Prompt Comparison Tool

by Engineering | May 21, 2024

Prompt Comparison Tool

Why We Need a Prompt Comparison Tool

Existing models can look at entire contracts and extract insights. However, as we integrate new features and fine-tune LLMs, we need tools to evaluate their performance effectively. One such feature is finding issues in contracts or parts of contracts and then explaining them. Another is 'chatting' with a contract (traditional prompt) and extending this capability across all contracts in a project using Retrieval-Augmented Generation (RAG).

Evaluating LLMs Beyond Benchmarks

The first decision in this process is determining which LLM to fine-tune. While it might be tempting to rely on the latest news or benchmarks, this approach has limitations. Benchmarks can provide a good idea about accuracy but may not always reflect tendencies to hallucinate or other practical issues. Moreover, they often test areas where LLMs already excel, potentially skewing results.

Drawbacks of Benchmarks:

  • Comfort Zones: Benchmarks often test areas where LLMs are already known to excel, not effectively measuring potential in unexplored or more complex capabilities.
  • Speed of Progress: As LLMs achieve human-level performance on benchmarks, new benchmarks are needed, complicating meaningful comparisons over time.
  • Errors in Benchmark Datasets: While always improving, benchmark datasets can contain inaccuracies that affect scores.

The primary goal of an LLM for lawyers or any user is to simplify real-world tasks. If an LLM needs to generate meeting notes or summaries in a particular tone, its actual results will be more crucial than its score on a standardized benchmark.

Practical Considerations for Choosing LLMs

Some models may lag in benchmark scores but excel in commercial applications due to cost-effectiveness, adaptability, or unique features. Factors like being open-source, self-hostable, or fitting on lower-powered devices are not shown by common benchmarks. Additionally, the context size of a model can be more important than its benchmark score.

HuggingFace’s LMSys ChatBot ranking is a useful comparison tool that uses feedback from thousands of real users. However, topping the charts isn’t everything, especially when fine-tuning is a significant investment. We need to consider open-source models, specific results against costs, context window size, speed/latency, and other factors.

Building Our Comparison Tool

Given the limitations of existing tools, we decided to build our own prompt comparison tool.

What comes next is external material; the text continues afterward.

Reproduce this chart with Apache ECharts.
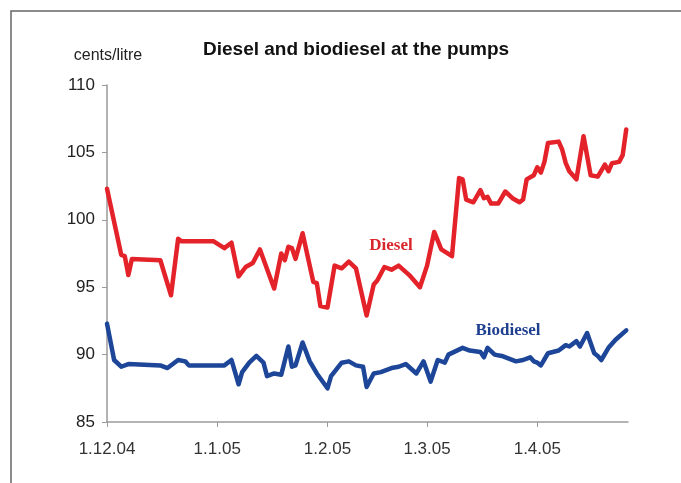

This tool will help us evaluate how good open LLMs are out of the box with some existing and planned features. Specifically, we have tasks that might not suit a RAG approach because we’re accustomed to sending whole contracts, which can be expensive due to large context windows and the “needle in the haystack” issue.

Our approach to building this tool involves several practical steps for prompt refinement:

  • Try simple prompts and do a human evaluation of “good” or “bad”.
  • Discuss where the results were often weak and refine the prompt iteratively.
  • Add in examples
  • Add in legal checklists and guidelines for clause types
  • The prompt now gets longer and longer and maybe becomes a mega-prompt.
  • If there are still problems, switch to few-shot or many-shot or, less frequently, discuss fine-tuning.
  • Finally, there’s always considering a complete breakdown of steps and building an agent workflow.

There’s a lot here to keep track of. But by following these steps, we can systematically improve the performance of our LLM results and ensure they meet the specific needs of our applications.

Key Features of Our Tool

  • Prompt Engineering Concerns: We need to test different models with "mega-prompts" that include large checklists and guidelines and examples, with various prompt engineering techniques, system and user prompts, the number of examples to give, and consistency over time.
  • Evaluation: Once the app is in production, we need a full evaluation suite. This will include a three-part process: the test response, a second LLM review, and an LLM-generated score. Human oversight will be crucial to ensure accuracy and reliability.

Why Prompt Engineering Over Fine-Tuning

At this stage, we prefer adjusting prompts rather than using feedback for fine-tuning the model. Here’s why:

  • Flexibility and Control: Adjusting prompts allows targeted changes to align results with human evaluators and adapt to evolving criteria or new tasks.
  • Iterative Refining: This approach supports incremental improvements and A/B testing of different prompts.
  • Less Risk of Overfitting: Adjusting prompts helps ensure the model generalises better to new, unseen data.
  • Easier to Interpret: Prompt adjustments provide more transparent and interpretable results.
  • Cost-Effectiveness: Prompt engineering is generally less resource-intensive than fine-tuning, although monitoring human evaluation costs is essential.

Immediate Human Evaluation

Our CEO and front-end developer, both ex-lawyers, can begin human evaluation right away. They can categorize results as “woeful,” “rubbish,” “not bad,” “good,” or “Cicero!” This initial evaluation helps refine our processes while we develop the full evaluation flow.

Continuous Improvement and Sharing

Our tool allows us to filter prompts by content, re-run them with different models or parameters, and save them for comparison. As we incorporate LLM review, we’ll do less manual evaluation but will continue to share CSV files to monitor results regularly.